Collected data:
--------------------

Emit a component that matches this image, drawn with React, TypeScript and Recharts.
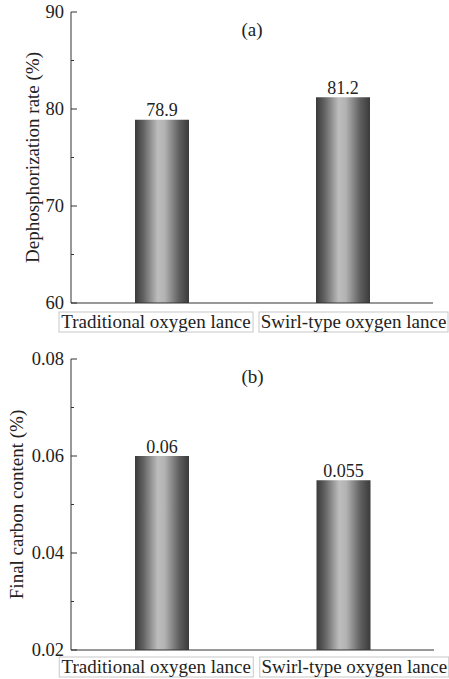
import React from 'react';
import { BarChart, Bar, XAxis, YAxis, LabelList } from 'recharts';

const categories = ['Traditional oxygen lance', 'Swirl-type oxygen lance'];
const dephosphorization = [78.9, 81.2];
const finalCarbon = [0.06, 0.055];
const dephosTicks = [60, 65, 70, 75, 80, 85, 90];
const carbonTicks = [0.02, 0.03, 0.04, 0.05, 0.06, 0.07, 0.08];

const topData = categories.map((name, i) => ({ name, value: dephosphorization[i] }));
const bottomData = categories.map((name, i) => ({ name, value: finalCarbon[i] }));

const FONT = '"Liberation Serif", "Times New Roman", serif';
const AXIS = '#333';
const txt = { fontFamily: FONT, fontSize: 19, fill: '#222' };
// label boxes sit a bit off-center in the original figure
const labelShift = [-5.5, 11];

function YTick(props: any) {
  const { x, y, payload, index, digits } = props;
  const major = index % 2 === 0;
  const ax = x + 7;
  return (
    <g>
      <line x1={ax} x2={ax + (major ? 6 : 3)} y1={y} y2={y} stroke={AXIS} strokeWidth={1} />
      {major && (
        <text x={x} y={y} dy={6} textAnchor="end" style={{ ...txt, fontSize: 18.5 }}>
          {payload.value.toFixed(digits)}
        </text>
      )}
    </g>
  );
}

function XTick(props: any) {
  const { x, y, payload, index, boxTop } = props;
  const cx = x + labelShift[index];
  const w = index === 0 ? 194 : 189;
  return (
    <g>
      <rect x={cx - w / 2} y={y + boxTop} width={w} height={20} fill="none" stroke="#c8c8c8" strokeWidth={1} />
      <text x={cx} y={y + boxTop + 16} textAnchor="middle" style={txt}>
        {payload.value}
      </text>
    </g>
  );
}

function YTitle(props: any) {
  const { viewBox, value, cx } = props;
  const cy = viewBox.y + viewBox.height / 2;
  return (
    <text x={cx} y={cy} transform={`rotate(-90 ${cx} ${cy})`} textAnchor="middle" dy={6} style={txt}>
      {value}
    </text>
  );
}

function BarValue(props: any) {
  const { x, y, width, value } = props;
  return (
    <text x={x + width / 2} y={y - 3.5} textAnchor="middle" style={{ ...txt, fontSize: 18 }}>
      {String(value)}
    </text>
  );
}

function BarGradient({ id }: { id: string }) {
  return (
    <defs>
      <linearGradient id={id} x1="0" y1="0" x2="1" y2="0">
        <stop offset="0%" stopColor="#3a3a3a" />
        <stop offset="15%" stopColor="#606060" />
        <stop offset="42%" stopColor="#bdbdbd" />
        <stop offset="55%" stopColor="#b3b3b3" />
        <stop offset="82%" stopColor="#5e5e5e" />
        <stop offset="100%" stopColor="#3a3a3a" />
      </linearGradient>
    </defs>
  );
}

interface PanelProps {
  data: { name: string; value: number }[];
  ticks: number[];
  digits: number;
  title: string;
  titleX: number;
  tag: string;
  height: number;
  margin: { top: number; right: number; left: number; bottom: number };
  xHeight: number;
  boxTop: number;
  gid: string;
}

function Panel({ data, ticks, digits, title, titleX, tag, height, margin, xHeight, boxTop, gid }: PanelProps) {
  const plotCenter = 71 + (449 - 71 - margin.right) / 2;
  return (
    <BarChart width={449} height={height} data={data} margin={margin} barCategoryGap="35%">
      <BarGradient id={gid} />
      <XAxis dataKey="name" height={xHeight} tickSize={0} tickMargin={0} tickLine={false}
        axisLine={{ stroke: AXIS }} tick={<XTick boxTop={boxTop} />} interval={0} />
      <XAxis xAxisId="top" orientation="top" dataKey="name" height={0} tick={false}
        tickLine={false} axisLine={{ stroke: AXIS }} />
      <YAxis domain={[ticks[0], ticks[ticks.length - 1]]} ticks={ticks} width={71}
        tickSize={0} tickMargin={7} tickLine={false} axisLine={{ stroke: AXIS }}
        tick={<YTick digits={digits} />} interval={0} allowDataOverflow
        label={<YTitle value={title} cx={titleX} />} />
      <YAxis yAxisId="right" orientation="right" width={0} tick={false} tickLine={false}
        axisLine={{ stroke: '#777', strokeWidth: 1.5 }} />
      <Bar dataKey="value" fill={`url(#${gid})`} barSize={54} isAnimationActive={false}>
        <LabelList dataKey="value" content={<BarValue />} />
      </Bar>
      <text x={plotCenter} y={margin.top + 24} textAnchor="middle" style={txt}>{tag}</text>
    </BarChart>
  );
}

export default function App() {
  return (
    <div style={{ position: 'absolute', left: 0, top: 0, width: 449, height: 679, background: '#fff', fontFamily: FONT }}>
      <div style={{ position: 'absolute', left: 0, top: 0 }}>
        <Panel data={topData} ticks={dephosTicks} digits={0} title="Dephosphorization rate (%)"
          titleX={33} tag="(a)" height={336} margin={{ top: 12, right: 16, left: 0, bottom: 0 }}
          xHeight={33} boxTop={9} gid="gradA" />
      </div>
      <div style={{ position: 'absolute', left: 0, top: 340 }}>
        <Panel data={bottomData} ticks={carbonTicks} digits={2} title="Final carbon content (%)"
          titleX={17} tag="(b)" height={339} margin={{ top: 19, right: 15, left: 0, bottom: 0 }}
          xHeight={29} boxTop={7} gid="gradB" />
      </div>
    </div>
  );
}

--------------------

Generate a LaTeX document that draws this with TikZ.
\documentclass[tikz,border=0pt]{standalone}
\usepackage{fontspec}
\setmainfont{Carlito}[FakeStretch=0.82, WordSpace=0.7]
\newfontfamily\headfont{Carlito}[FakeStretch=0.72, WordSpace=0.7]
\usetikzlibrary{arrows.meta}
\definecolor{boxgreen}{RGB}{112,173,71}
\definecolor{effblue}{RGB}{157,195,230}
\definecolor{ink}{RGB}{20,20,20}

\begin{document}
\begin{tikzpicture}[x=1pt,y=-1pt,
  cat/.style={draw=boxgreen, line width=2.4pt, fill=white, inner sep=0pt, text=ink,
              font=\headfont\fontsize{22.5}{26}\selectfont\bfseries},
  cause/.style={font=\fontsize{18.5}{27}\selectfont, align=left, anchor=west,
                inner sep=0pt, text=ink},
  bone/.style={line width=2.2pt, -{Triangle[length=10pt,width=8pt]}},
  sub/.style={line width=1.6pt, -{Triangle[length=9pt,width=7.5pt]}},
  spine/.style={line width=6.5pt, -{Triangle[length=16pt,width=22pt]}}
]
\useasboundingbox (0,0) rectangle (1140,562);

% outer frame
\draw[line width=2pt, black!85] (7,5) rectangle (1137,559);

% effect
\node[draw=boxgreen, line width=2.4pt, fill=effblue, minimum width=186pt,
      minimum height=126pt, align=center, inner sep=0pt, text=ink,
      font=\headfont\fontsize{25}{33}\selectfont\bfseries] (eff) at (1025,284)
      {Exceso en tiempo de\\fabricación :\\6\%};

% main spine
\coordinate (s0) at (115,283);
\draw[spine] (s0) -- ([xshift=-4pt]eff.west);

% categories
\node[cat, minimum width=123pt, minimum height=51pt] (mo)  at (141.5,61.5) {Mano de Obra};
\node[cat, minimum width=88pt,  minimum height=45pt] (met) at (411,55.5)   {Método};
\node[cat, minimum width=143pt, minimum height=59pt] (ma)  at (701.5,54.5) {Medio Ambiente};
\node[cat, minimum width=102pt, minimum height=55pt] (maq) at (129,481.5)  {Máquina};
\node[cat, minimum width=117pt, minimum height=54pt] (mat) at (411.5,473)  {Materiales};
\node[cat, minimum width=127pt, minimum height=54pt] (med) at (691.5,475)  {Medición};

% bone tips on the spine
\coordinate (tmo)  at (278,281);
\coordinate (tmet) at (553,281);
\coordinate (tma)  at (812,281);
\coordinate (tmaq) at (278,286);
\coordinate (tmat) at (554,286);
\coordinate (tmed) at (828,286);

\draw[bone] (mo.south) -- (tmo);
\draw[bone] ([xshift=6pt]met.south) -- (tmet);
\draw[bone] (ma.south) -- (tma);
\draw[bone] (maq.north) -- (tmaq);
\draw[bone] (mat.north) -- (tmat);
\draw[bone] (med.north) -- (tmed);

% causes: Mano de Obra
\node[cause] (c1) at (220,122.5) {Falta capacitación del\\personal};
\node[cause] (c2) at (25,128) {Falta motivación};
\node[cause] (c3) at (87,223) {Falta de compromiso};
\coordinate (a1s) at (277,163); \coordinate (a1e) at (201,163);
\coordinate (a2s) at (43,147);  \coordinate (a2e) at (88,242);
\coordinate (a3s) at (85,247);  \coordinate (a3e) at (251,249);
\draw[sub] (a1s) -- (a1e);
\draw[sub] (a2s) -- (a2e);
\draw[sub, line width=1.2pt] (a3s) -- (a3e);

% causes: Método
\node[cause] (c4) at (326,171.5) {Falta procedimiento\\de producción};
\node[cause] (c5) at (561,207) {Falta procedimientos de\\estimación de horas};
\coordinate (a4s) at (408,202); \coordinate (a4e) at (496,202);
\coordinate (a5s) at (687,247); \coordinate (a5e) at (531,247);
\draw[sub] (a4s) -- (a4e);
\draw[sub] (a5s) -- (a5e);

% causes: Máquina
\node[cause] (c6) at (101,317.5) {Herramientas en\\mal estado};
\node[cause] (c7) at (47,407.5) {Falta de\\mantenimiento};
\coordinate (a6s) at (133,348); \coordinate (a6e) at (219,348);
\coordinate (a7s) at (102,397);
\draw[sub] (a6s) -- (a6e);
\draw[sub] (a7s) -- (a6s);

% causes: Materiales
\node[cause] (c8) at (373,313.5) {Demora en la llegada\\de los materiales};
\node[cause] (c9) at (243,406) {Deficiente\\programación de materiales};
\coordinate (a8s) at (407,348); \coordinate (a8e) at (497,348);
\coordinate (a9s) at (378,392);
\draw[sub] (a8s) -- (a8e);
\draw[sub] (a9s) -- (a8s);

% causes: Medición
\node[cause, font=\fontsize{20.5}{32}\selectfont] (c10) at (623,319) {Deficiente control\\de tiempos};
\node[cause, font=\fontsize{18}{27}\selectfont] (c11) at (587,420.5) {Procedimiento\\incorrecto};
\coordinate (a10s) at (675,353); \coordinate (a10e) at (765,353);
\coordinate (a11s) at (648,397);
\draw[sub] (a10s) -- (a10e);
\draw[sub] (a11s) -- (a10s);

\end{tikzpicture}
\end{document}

--------------------

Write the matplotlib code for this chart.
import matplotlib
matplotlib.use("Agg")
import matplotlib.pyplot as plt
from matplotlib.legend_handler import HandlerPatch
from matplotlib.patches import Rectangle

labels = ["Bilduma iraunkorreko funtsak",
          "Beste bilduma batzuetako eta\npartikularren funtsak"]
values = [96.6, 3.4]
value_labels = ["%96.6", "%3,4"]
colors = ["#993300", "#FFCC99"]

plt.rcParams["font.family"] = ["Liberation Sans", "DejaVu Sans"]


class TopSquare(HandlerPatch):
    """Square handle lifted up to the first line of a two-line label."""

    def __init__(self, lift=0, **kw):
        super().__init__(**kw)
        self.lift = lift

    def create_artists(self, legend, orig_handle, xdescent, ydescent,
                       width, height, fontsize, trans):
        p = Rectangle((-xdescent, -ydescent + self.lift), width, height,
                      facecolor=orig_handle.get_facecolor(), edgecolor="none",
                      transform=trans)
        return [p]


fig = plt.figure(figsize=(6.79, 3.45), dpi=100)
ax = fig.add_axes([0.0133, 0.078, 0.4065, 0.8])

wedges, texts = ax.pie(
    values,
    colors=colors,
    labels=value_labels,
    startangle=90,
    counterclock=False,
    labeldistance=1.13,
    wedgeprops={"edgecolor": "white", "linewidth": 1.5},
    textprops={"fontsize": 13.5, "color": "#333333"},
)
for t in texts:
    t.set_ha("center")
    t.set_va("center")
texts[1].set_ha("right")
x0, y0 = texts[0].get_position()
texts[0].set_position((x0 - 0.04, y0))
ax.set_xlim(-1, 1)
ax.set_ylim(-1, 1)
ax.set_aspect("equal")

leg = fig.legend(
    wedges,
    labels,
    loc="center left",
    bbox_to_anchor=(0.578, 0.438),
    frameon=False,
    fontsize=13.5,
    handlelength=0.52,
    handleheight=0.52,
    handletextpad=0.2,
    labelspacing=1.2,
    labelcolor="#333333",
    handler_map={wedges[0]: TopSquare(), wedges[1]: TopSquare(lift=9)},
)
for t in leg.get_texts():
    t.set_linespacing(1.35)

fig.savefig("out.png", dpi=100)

--------------------

Leave out every picture, then retype exactly the lines from the one containing "Emit a component" through the one containing "XAxis, YAxis, LabelList".

Emit a component that matches this image, drawn with React, TypeScript and Recharts.
import React from 'react';
import { BarChart, Bar, XAxis, YAxis, LabelList } from 'recharts';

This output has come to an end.